Baku often rewards the brave with skinny wings and big stops, and it usually coaxes a few late-season experiments out of the title contenders. Not this time for McLaren. While three of the frontrunners have sneaked in tweaks for the Azerbaijan Grand Prix, the MCL39 arrived exactly as it left Monza.
The FIA’s Friday morning paperwork laid it all out: teams must declare any revised aero parts, and there were only a handful worth circling with a red pen. Red Bull, Mercedes and Ferrari have each nudged their cars along; McLaren, conspicuously, hasn’t—joining most of the midfield in keeping the powder dry as F1 heads into the final third of the campaign and the current era winds down.
Red Bull’s detail work is on the rear corners, with a re-profiled rear inboard wing assembly designed to punch up local aero load while keeping the flow tidy. It’s classic Red Bull: marginal gains in the bits you don’t notice until you look at the lap time delta on the straight-to-brake sequence into Turn 1.
Mercedes has gone the other end of the car, trimming the chord on a front wing flap. The aim is clear—clean up balance for the long-run, low-drag configuration that Baku demands, and make the front end play nicer with a low-downforce rear wing. On a circuit that’s half drag race, half brick wall, keeping the car settled when you stand on the brakes matters as much as top speed.
Ferrari’s update is strictly venue-specific. The Scuderia has enlarged the front brake duct cooling exits to cope with Baku’s brake-munching nature. The City Circuit’s long flat-out section funnels into a handful of heavy braking zones; if you get greedy on the pedal without enough air moving through the system, the final laps can become an exercise in survival.
And McLaren? Nothing new on the MCL39. That’s not a panic headline—just a sign they’re content with the package they have and the development runway they’ve chosen. With bigger regulation shifts hovering on the horizon for the coming seasons, some teams are picking their battles and budgets. No one at Woking will be losing sleep if their existing low-drag kit is already sweetly balanced for the castle walls and the 2.2-kilometre blast.
They’re not alone. Aston Martin, Alpine, Williams, Sauber and Haas have also resisted the urge to open the parts crates this weekend. In a cost-capped world, you don’t bring new carbon unless you’re sure it buys lap time here and doesn’t compromise the rest of the calendar.
One exception beyond the big three: Racing Bulls. The Faenza squad has given its drivers the option to bolt on updated front brake ducts for Azerbaijan, a circuit-specific tweak intended to sharpen cooling efficiency via refined duct geometry. The same thinking continues at the rear of the car, with revised rear brake ducts to match. It’s a modest but sensible Baku play—protect the brakes, protect the race.

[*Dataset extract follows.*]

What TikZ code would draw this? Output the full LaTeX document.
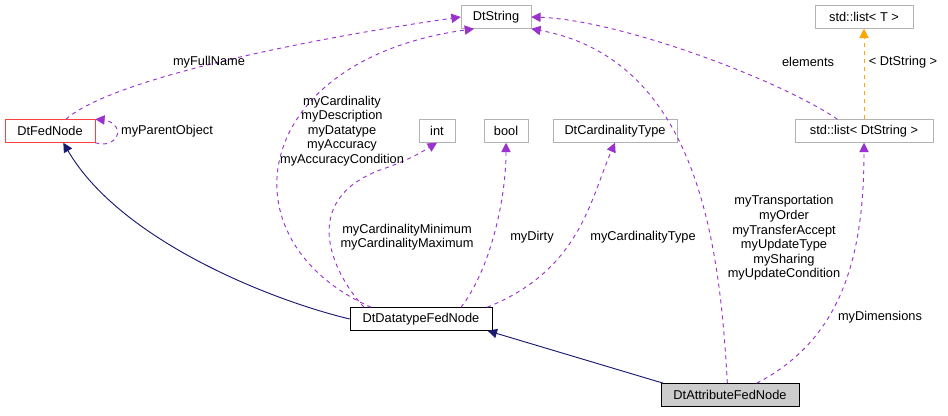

This is the familiar late-season pattern. As the window narrows, big-ticket upgrades give way to event-led fettling: brake ducts for heat, wing tips for drag, tiny surface changes that make the car just a touch easier to drive when it matters. The headline numbers don’t change, but the way the car treats its tyres into lap 40 can.
So the paddock split is clear. Red Bull, Mercedes and Ferrari have fired small shots in search of clean execution in a low-drag, high-brake weekend. McLaren and much of the midfield have chosen continuity over novelty. If you’re reading between the lines, that’s confidence in baseline set-ups versus a need to squeeze a little more out of the package around 340km/h.
Baku tends to expose the bold and the unprepared equally. The team that finds front-end bite without spiking drag will own the slipstream games down the main straight—and live to brake late into Turn 1. The rest is just paperwork.